I really like the comfort of sailing when I really don’t have to do much except seeping on my coffee. But I fell in love with sailing because I wanted to learn - how to rely on my senses, how to understand boats and sails, the oceans and its creatures, I wanted to know how to read the weather, how to use the basic tools of sailing that I’ve seen in books I devoured and movies I rewatched.

I have never experienced anything more educating then standing behind the wheel in the worst storm in my life, fighting for survival, making our way from Falklands to Brazil. We had no autopilot on this boat - and besides, no autopilot could have gotten us through the troubles we were in. Only our own resources and perfectly designed mechanics and architecture of the boat.

Today we’ve had a workshop on sextant on the board of „Oceano” - we used Davis sextant to understand the device. A fetish object from history of sailing, more intricate, more slow than today’s tools but harder to be broken, independent from electricity or petrol, dependent only on the sky - the mega plotter for sailors of the past.

Of course I am not suggesting we should reduce the safety by abandoning modern device that could save our lives but I think that understanding and simplicity should come first. Physics before technology. Intuition before the computer measurement. It is not sufficient to remember what to do. If you can’t understand what’s happening around you, you won’t apply your decision to a different situation - you will not learn.

I watched some beginners on „Oceano” just clicking on the right button of the autopilot because they remembered they had to but they didn’t understand at all why we can crash gybe. They were terrified and helpless, because they were given the tools but without the necessary story.

If you start your voyage with reading books, doing experiments by yourself before departure, asking captain to explain all the details about the boat, ropes, the specifics of the vessel, there is a good chance that every piece of info gathered will motivate you and help you look for more.

I never felt more powerful than when I was sailing in monstrous waves after a storm, listening to Guns and Roses, feeling like a surfer in the sun. Because I understood what I was doing, it was like a dance. I’ve had this amazing trust in the boat, I felt she was listening to me, protecting me, we where as one. I felt the wheel, the wind, the flow go the ocean, I knew that I really don’t have time for any electronics. I had to rely on instinct.

After all this I went sailing to Chroatia and crash gybed in 15 knot wind, just because I ceased to think about „here and now" - because "here and now” seemed so easy.
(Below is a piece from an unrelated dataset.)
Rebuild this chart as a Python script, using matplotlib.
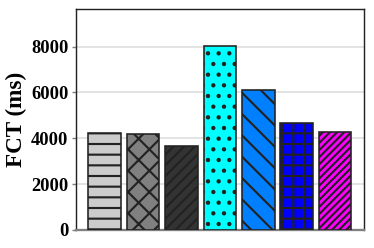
import matplotlib
matplotlib.use("Agg")
import matplotlib.pyplot as plt

# Data
categories = ["A", "B", "C", "D", "E", "F", "G"]
fct_ms = [4250, 4200, 3680, 8030, 6110, 4690, 4290]
colors = ["#cccccc", "#808080", "#333333", "#00ffff", "#0080ff", "#0000ff", "#ff00ff"]
hatches = ["-", "x", "//", ".", "\\", "+", "///"]
yticks = [0, 2000, 4000, 6000, 8000]

DPI = 64
plt.rcParams["font.family"] = ["Liberation Serif", "DejaVu Serif"]
plt.rcParams["font.weight"] = "bold"
plt.rcParams["hatch.linewidth"] = 2.4
plt.rcParams["hatch.color"] = "black"

fig = plt.figure(figsize=(374 / DPI, 248 / DPI), dpi=DPI)
ax = fig.add_axes([0.2024, 0.0726, 0.7709, 0.8899])

x = list(range(len(categories)))
bars = ax.bar(x, fct_ms, width=0.845, color=colors, edgecolor="#222222",
              linewidth=1.8, zorder=3)
for b, h in zip(bars, hatches):
    b.set_hatch(h)

ax.set_xlim(-0.75, 6.75)
ax.set_ylim(0, 9630)
ax.set_xticks([])
ax.set_yticks(yticks)
ax.set_yticklabels([str(v) for v in yticks], fontsize=20.8, fontweight="bold")
ax.tick_params(axis="y", length=5, width=1.6, color="#808080", pad=3)
ax.yaxis.grid(True, color="#e3e3e3", linewidth=2.2, zorder=0)
ax.set_axisbelow(True)

for side in ["left", "top", "right"]:
    ax.spines[side].set_color("#222222")
    ax.spines[side].set_linewidth(1.6)
ax.spines["bottom"].set_color("#808080")
ax.spines["bottom"].set_linewidth(2.6)

ax.set_ylabel("FCT (ms)", fontsize=26, fontweight="bold")
ax.yaxis.set_label_coords(-0.17, 0.5)

fig.savefig("out.png", dpi=DPI)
There is no easy - there is only the present and reacting to it, studying it. Not without that kind of mindfulness anyone can sail - the rest is just something additional, superfluous.
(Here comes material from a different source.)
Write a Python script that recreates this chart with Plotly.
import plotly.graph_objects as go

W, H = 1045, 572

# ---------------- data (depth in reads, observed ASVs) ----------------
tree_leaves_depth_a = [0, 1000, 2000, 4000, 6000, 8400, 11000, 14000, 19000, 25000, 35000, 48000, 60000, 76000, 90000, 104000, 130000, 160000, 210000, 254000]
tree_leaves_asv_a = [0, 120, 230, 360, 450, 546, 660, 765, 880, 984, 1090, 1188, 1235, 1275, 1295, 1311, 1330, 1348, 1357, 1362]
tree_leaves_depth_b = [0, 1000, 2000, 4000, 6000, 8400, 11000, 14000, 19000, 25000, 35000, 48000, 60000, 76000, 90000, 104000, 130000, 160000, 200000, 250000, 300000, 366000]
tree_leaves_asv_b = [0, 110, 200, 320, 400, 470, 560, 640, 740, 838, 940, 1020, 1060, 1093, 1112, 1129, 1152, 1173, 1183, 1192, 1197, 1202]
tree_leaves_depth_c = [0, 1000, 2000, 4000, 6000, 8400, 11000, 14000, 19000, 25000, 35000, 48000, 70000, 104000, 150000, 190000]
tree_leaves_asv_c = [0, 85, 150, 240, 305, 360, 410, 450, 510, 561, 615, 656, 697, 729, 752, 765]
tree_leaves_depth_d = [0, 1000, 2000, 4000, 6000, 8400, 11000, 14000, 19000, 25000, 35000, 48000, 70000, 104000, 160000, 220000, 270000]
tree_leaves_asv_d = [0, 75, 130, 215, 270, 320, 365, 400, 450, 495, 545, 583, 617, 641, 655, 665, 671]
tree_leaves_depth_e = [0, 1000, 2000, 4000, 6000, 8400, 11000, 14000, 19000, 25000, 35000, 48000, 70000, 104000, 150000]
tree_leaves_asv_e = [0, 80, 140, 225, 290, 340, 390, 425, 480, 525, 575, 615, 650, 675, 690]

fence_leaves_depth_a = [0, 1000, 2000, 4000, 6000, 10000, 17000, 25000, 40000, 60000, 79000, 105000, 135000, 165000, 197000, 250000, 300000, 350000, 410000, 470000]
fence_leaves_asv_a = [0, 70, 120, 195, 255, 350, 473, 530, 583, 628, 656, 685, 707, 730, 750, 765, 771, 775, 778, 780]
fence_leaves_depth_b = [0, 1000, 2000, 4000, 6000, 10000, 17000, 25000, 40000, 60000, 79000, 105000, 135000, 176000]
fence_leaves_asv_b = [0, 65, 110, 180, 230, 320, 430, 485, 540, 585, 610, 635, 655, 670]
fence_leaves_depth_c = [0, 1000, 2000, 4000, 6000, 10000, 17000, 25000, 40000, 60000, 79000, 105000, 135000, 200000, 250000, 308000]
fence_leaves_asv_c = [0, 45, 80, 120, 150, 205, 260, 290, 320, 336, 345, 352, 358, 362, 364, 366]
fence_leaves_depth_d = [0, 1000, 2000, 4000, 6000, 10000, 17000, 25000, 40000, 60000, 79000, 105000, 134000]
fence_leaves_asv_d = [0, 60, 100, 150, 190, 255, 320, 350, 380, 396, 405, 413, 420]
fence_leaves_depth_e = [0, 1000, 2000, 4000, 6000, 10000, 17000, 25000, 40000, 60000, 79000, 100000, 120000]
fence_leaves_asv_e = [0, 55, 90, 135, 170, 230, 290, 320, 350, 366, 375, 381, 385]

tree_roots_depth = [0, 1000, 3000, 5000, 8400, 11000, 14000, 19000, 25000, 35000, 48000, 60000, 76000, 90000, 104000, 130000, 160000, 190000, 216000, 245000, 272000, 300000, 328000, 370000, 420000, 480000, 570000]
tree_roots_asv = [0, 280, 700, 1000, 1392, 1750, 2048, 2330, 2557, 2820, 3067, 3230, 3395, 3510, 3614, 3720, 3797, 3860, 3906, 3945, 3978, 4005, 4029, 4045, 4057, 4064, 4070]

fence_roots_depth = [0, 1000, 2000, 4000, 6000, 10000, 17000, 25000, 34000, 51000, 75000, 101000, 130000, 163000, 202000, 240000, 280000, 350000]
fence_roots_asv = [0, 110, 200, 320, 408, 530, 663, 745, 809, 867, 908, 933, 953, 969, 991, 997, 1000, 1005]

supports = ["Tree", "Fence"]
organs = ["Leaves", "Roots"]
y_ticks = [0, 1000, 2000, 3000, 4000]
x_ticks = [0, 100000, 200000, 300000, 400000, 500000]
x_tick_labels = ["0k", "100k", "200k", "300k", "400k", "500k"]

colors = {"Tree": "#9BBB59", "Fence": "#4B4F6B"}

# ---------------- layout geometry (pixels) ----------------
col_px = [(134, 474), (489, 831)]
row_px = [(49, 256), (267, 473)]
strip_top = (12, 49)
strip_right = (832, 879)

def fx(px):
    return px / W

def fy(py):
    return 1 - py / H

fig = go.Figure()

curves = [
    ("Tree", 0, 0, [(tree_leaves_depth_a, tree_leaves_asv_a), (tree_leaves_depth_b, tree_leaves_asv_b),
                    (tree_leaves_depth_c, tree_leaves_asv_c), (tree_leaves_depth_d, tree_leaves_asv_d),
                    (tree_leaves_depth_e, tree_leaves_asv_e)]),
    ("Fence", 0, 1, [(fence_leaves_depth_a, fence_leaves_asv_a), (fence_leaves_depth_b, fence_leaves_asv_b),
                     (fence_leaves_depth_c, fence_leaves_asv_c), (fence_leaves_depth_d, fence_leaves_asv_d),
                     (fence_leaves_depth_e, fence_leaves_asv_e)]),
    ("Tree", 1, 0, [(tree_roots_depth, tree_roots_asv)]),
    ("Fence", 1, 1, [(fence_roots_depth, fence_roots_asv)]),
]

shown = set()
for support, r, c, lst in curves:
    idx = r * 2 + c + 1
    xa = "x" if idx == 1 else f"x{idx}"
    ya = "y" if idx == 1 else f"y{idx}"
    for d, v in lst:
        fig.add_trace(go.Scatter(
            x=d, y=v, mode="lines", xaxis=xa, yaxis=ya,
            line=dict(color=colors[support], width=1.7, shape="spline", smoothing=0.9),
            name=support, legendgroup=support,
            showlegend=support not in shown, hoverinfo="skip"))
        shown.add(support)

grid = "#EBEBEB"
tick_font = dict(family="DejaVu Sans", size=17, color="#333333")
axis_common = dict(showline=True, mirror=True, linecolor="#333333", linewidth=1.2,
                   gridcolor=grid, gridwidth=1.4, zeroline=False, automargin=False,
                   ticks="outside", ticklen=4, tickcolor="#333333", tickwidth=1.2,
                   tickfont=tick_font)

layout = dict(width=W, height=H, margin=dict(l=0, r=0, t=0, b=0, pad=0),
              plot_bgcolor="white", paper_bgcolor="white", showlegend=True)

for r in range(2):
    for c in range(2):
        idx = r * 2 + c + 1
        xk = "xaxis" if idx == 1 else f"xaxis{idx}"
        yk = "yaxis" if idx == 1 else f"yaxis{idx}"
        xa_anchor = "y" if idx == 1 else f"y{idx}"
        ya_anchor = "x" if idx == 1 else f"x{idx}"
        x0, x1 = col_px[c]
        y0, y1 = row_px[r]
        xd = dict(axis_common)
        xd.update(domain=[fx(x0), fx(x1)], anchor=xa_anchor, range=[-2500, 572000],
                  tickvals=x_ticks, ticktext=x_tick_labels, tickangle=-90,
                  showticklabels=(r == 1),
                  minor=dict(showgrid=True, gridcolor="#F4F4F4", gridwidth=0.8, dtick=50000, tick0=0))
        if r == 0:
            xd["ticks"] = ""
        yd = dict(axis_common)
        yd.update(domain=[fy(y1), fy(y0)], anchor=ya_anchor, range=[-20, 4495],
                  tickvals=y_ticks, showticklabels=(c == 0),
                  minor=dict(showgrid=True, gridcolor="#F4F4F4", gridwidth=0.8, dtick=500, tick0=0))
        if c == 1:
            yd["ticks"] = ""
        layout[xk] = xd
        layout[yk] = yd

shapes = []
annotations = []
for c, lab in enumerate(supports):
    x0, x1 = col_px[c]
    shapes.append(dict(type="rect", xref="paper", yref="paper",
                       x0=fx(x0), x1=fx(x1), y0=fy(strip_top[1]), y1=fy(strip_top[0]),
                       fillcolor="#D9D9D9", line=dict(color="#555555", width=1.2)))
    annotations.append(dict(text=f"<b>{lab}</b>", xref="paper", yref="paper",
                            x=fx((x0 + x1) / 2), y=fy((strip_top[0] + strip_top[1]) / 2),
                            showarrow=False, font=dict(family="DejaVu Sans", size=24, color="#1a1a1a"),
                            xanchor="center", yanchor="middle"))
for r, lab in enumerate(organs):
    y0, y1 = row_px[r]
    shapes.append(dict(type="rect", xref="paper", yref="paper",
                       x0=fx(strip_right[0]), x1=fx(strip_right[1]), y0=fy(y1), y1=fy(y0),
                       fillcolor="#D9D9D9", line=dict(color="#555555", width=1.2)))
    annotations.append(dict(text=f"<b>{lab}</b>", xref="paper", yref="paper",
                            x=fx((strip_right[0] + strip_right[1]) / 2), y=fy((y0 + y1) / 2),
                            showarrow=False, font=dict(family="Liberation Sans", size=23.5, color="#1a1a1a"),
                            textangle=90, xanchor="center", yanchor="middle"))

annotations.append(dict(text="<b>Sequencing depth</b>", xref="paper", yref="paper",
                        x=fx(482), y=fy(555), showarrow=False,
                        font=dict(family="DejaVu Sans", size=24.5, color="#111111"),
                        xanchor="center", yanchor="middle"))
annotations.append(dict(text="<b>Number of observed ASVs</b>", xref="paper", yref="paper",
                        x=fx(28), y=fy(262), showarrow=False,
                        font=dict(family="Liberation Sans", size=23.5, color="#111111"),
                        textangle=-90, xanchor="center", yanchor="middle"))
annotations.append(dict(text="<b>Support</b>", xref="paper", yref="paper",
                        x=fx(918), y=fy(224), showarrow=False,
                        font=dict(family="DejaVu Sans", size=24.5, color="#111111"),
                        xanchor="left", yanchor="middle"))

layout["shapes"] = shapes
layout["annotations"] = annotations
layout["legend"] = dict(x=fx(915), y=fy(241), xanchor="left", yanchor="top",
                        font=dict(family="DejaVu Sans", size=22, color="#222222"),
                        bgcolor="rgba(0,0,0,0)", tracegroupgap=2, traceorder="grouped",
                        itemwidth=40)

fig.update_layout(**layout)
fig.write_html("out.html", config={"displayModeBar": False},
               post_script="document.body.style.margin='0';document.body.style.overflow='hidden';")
I am not a radical saying that something is better or worse but I always treated sailing as the zone that lets me rely on my senses. And now I often see my senses blocked by too much information to process and this is exactly what I escaped from leaving the shore. I would dream for the sea to stay a place unspoiled, ruled not by money and technology but human intelligence, wit and resilience. It remains purely spiritual for me. And I hope it will for everyone regardless their style of sailing and perceiving the world.